Batter recipies?!
Batter recipies?
i want to make a standard batter like at fish and chip shops, no beer batter please just a good allrounder for deep frying
Answers:
DEEP FAT FRY FISH BATTER
3/4 to 1 c. flour
2 tsp. dill weed
1/2 tsp. salt
1/2 tsp. baking soda
1 tbsp. vinegar
3/4 c. water
Dry fish fillets with paper towels. Mix flour, dill week and salt together. Add baking soda and vinegar. Add water until right consistency to dip fish fillets. Deep fat fry as usual.

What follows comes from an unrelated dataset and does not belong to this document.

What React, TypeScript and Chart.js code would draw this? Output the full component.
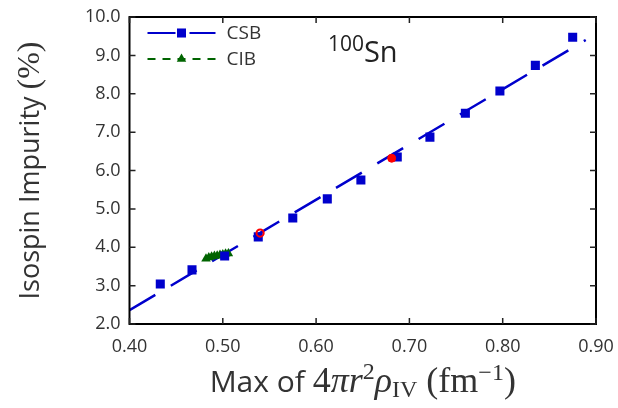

BATTER FOR DEEP - FRIED FOODS
1 c. all-purpose flour
1 tsp. baking powder
1/2 tsp. salt
1 egg
1 c. milk
1/4 c. vegetable oil
Beat batter ingredients in bowl with hand beater until smooth. Prepare food to be fried. Thaw frozen foods completely before frying. Dry food completely before dipping into batter.
Heat vegetable oil (2-3 inches) in deep fat fryer to 375 degrees. Coat food with flour. Dip food into batter with fork, allowing excess batter to drip into bowl; fry in hot oil until golden brown. Drain.
Suggested foods: Shrimp, fish, chicken pieces (partially cooked), cutlets, eggplant slices, cauliflowerets, onion rings, zucchini slices, pineapple slices, bananas (cut into fourths), apple slices, apricot halves.
I've always gotten the best results with cornstarch batters, but I can't find one online and if I move and get my cookbook my son will wake up *lol*
Your best bet is try foodnetwork.com or " The Joy of Cooking" cookbook online. They have some awesome recipes for the type of batter you want, and I should know I have used plenty of 'em!! Good Luck!!
Long John Silver's Fish Batter Recipes
5 min 5 min prep
3/4 cup flour
2 tablespoons cornstarch
1/4 teaspoon baking soda
1/4 teaspoon baking powder
1/4 teaspoon salt
3/4 cup water
1. Sift dry ingredients.
2. Add water and mix well.
3. Use to coat fish or chicken filets.
4. Cover the fish completely.
5. Deep fry until a nice golden brown.
Hope this is what you are looking for it is totally restaurant style
I've tried a lot of different batters, but the one we like the best is a thinned down pancake batter, the no milk kind if you are buying a prepackaged mix. Just add water until you get the batter the consistency you desire. Add seasonings (salt & pepper) to taste.
Just wash & drain the fish, dip in batter, fry.
Works well on tempera vegetables also.
My homemade batter will work as well:
1 egg, 1 1/4 cup water plus a little more for consistency desired for dipping, 1 1/4 cup sifted self-rising flour, 1 teaspoon sugar, 2 tablespoons liquid vegetable oil, 1/2 teaspoon salt, 1/2 teaspoon pepper, citrus blend spices opt. if desired.
Beat egg, add water, add oil, add spices, add sugar, add flour, stirring as ingredients are added. Use as desired.
I'm not really into cornmeal coatings. Mom always dipped the fish in an egg wash, then dry cornmeal and fried the fish. When she was short on cornmeal sometimes she'd combine cornmeal and flour.
Have fun finding your favorite.
Tempura Batter
1 cup self rising flour
1 cup of ice water
1 egg
Mix all ingredients, light batter
Beer Batter
Ingredients
1 12 oz can light Beer
1 1/2 cups Flour
1/2 tsp Salt
1 tsp Paprika
1 cup Flour
Directions
Pour the beer into a large bowl. Sift the flour, salt, and paprika into the beer, whisking until the batter is light and frothy. (The batter may be used immediately or stored in the refrigerator for up to 1 week, but be sure to whisk it occasionally). Heat at least 2 inches of oil in a frying kettle or electric fryer. Just before it reaches 375F, quickly dredge the fish and shrimp with flour, shaking of excess then dip in the beer batter, coating well, and drop them into the hot fat (do this in 2 batches). When they are brown on one side - less than 1 minute - turn and brown them on the other side. Drain on paper towels. Serve hot with lemon wedges.
Beer Batter #2
Ingredients
2 Eggs, separated
3/4 cup Beer, room temperature
2 Tbsp Vegetable oil
3/4 cup Flour
1 1/2 Tbsp Salt
Directions
To prepare, place flour in a mixing bowl and add egg yolks, salt, oil, and beer. Stir batter until thoroughly mixed. Cover bowl with plastic wrap and allow it to rest in the fridge for at least 2 hours or as long as 24 - the longer the better, to a point. Just before using batter, stir it well again. In a separate bowl, beat egg whites until stiff but not dry; gently fold egg whites into batter. Good for about 6 fish fillets, depending upon their size. Fry in oil at 360 F.